Le troisième défi est celui de l’innovation, que la grande entreprise ne peut pas mener au même rythme qu’une start-up focalisée sur un projet d’innovation de rupture qu’elle va faire avancer très vite avec un budget limité, quitte à « pivoter » sans tarder lorsque le marché ne réagit pas comme prévu. Elle ne peut pas non plus s’aventurer trop loin dans la transgression, consubstantielle à la création : alors que tous les startuppers connaissent le principe : « Don’t ask for permission, ask for forgiveness » (Demandez pardon plutôt que la permission), la grande entreprise traditionnelle hésite à bousculer les règles et les lois.
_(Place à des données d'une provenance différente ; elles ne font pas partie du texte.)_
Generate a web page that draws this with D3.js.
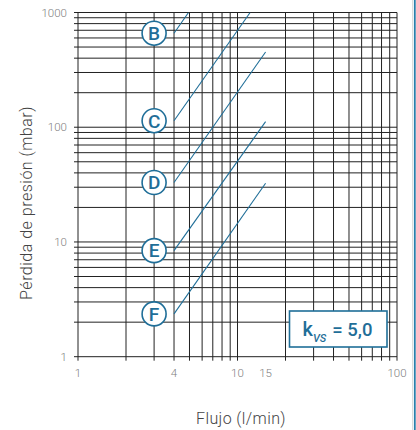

Elle n’accepte pas non plus les échecs aussi facilement que le founder (créateur de start-up) de moins de trente ans et pour éviter de les multiplier, elle pratique avant tout la « conception réglée » c’est-à-dire systématique, incrémentale, et utilisant tous les outils de la gestion de projet. Et pour les précieuses et indispensables innovations de rupture, elle se fie moins que la start-up à l’intuition et au hasard et plus à des méthodes scientifiques de « conception innovante », telles que la théorie C/K, qui permet de faire avancer de pair l’émergence de nouveaux concepts (C) et la mobilisation de connaissances (K comme knowledge) nécessaires à cette émergence.

 

Saisir des opportunités prometteuses ou assurer sa survie ?

Dans ce contexte inédit, chaque patron agit en fonction des caractéristiques de son secteur d’activité et de son propre tempérament. L’analyse comparative (benchmarking) a perdu beaucoup de sa pertinence : regarder comment fait le voisin n’est pas d’une grande utilité tellement les marchés et les positionnements dans la chaîne de valeur sont différents. Plongé sans pouvoir y échapper dans la transition numérique, le dirigeant fait ses choix sans savoir si cette transformation radicale va être pour son affaire une opportunité de se développer dans des proportions qu’il n’espérait pas – on peut considérer que c’est le cas de Valéo – ou une suite de chausse-trapes qu’il faut à tout prix enjamber pour continuer à exister (ce qui est le cas des entreprises dont Maryse Léon, secrétaire nationale de la CFDT chargée du numérique, constate qu’elles « se questionnent maintenant en termes de survie »). Même si le ton général du livre est plutôt optimiste, on sent – en lisant entre les lignes – que les menaces et les incertitudes sont pesantes, voire angoissantes, pour de nombreux patrons.